▸ **What you will do**
From the listing that follows, reproduce only the lines from the one holding "Rebuild this chart" through the one holding "const yTicksB = [-0.02, 0, 0.02, 0.04];", both included, with no pictures.

** begin Data supplied **

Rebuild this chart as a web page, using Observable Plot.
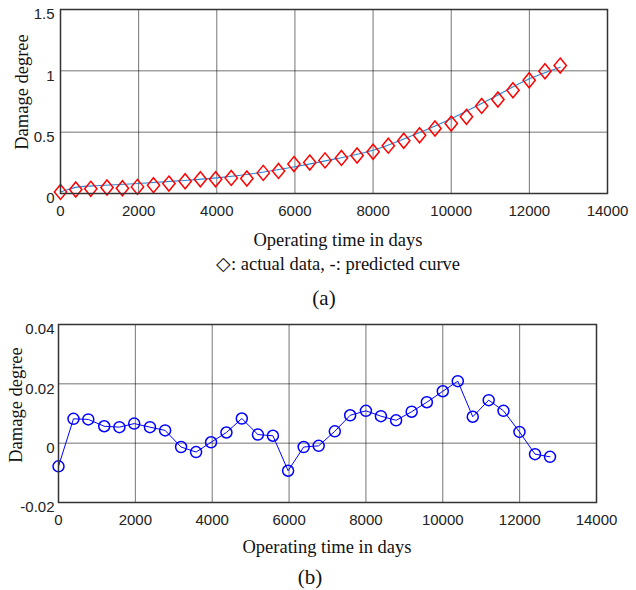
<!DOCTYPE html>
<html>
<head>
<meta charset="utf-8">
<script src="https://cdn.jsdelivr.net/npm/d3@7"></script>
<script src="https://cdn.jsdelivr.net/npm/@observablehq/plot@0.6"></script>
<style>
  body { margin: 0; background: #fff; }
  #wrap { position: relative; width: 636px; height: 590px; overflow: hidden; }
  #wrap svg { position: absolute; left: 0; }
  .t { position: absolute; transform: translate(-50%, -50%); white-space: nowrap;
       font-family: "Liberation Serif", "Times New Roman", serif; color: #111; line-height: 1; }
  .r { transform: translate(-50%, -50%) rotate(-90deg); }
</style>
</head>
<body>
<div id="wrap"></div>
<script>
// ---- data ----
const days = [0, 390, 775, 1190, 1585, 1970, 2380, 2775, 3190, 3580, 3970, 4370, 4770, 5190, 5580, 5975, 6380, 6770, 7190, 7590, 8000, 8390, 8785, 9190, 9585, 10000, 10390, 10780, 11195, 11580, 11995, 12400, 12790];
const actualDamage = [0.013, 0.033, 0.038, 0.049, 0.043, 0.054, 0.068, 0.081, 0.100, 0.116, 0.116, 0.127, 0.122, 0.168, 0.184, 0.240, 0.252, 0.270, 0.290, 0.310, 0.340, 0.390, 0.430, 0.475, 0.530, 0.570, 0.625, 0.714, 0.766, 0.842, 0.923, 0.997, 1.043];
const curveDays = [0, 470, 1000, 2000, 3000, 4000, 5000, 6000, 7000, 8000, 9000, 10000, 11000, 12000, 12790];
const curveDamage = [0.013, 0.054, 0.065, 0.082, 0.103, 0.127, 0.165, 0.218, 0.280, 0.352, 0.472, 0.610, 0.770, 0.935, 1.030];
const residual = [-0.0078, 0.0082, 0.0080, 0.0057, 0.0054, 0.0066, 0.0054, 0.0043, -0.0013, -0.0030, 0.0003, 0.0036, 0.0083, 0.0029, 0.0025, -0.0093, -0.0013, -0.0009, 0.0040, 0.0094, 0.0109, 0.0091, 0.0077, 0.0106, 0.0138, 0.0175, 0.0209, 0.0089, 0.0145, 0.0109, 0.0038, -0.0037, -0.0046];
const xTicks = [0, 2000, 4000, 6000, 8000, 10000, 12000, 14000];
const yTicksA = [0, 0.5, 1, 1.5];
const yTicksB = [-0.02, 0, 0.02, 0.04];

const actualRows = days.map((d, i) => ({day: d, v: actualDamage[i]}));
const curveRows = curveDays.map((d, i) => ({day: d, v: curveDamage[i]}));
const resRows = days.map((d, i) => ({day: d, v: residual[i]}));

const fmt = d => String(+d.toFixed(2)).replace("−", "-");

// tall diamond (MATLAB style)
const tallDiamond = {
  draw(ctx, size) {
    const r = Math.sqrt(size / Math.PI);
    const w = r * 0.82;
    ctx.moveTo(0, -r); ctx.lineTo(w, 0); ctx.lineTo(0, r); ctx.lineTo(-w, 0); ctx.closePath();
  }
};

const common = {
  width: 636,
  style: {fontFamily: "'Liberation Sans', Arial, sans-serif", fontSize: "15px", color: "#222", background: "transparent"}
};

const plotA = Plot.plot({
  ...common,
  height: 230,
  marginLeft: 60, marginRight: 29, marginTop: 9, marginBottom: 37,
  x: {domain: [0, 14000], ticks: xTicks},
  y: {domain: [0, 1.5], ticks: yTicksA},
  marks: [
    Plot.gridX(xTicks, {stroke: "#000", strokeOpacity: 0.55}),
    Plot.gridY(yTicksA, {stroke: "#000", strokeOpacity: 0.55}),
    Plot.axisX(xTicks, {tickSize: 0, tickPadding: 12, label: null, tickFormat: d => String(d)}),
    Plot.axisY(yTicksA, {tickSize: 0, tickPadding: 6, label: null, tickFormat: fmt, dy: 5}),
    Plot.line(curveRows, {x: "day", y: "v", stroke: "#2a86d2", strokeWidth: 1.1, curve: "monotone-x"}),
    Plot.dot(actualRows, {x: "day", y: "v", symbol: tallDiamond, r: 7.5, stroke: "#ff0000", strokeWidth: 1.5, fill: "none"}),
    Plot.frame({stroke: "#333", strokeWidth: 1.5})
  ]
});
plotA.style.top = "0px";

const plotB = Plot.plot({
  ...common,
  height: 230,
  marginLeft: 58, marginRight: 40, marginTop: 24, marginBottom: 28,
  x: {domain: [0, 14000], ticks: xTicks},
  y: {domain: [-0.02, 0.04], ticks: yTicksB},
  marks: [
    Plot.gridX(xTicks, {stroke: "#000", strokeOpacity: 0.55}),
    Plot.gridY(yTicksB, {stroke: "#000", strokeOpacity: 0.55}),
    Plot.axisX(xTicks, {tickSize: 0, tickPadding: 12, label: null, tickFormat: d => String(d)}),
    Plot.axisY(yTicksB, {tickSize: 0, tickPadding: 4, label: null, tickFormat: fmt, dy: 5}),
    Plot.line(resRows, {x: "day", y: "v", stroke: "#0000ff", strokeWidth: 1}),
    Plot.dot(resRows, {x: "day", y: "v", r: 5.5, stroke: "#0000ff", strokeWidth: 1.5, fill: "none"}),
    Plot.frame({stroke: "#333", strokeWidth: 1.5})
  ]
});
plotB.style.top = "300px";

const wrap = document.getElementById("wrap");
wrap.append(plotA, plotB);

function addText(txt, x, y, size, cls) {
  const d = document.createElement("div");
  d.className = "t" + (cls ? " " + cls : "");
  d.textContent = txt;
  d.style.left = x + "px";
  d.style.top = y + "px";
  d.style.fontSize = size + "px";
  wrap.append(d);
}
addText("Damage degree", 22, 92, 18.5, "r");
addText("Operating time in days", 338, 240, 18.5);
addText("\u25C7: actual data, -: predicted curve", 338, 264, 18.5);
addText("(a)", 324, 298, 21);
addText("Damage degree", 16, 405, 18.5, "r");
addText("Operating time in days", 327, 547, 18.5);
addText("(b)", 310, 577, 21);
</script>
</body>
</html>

** end Data supplied **
** begin Data supplied **

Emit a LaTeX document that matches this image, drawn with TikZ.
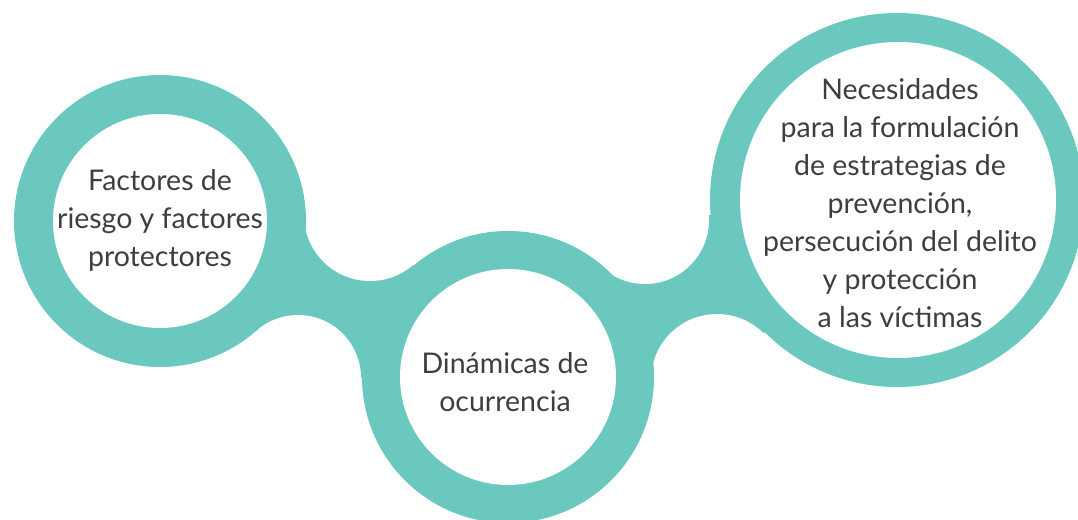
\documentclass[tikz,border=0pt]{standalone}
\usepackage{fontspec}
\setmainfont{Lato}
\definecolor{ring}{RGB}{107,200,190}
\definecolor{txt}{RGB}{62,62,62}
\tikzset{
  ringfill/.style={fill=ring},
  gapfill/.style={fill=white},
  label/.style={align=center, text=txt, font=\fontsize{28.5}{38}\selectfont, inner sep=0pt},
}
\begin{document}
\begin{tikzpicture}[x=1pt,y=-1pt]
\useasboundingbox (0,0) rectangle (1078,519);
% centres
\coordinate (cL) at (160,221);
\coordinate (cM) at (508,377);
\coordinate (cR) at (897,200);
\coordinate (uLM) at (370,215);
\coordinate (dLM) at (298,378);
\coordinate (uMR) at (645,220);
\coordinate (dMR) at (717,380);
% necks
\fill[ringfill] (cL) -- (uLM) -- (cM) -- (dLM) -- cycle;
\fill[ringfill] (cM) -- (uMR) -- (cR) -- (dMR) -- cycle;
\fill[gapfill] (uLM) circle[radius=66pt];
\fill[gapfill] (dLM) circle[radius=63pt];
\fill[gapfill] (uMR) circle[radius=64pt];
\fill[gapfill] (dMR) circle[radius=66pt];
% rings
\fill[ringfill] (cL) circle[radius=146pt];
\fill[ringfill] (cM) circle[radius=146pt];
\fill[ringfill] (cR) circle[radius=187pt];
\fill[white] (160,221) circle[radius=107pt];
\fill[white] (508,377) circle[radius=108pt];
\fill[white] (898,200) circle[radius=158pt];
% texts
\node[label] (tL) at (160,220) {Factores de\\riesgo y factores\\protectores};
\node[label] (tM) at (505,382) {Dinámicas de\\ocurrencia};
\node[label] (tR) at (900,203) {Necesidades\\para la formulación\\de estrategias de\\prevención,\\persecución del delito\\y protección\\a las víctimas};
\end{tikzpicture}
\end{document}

** end Data supplied **

▸ **Task answer**
Rebuild this chart as a web page, using Observable Plot.
<!DOCTYPE html>
<html>
<head>
<meta charset="utf-8">
<script src="https://cdn.jsdelivr.net/npm/d3@7"></script>
<script src="https://cdn.jsdelivr.net/npm/@observablehq/plot@0.6"></script>
<style>
  body { margin: 0; background: #fff; }
  #wrap { position: relative; width: 636px; height: 590px; overflow: hidden; }
  #wrap svg { position: absolute; left: 0; }
  .t { position: absolute; transform: translate(-50%, -50%); white-space: nowrap;
       font-family: "Liberation Serif", "Times New Roman", serif; color: #111; line-height: 1; }
  .r { transform: translate(-50%, -50%) rotate(-90deg); }
</style>
</head>
<body>
<div id="wrap"></div>
<script>
// ---- data ----
const days = [0, 390, 775, 1190, 1585, 1970, 2380, 2775, 3190, 3580, 3970, 4370, 4770, 5190, 5580, 5975, 6380, 6770, 7190, 7590, 8000, 8390, 8785, 9190, 9585, 10000, 10390, 10780, 11195, 11580, 11995, 12400, 12790];
const actualDamage = [0.013, 0.033, 0.038, 0.049, 0.043, 0.054, 0.068, 0.081, 0.100, 0.116, 0.116, 0.127, 0.122, 0.168, 0.184, 0.240, 0.252, 0.270, 0.290, 0.310, 0.340, 0.390, 0.430, 0.475, 0.530, 0.570, 0.625, 0.714, 0.766, 0.842, 0.923, 0.997, 1.043];
const curveDays = [0, 470, 1000, 2000, 3000, 4000, 5000, 6000, 7000, 8000, 9000, 10000, 11000, 12000, 12790];
const curveDamage = [0.013, 0.054, 0.065, 0.082, 0.103, 0.127, 0.165, 0.218, 0.280, 0.352, 0.472, 0.610, 0.770, 0.935, 1.030];
const residual = [-0.0078, 0.0082, 0.0080, 0.0057, 0.0054, 0.0066, 0.0054, 0.0043, -0.0013, -0.0030, 0.0003, 0.0036, 0.0083, 0.0029, 0.0025, -0.0093, -0.0013, -0.0009, 0.0040, 0.0094, 0.0109, 0.0091, 0.0077, 0.0106, 0.0138, 0.0175, 0.0209, 0.0089, 0.0145, 0.0109, 0.0038, -0.0037, -0.0046];
const xTicks = [0, 2000, 4000, 6000, 8000, 10000, 12000, 14000];
const yTicksA = [0, 0.5, 1, 1.5];
const yTicksB = [-0.02, 0, 0.02, 0.04];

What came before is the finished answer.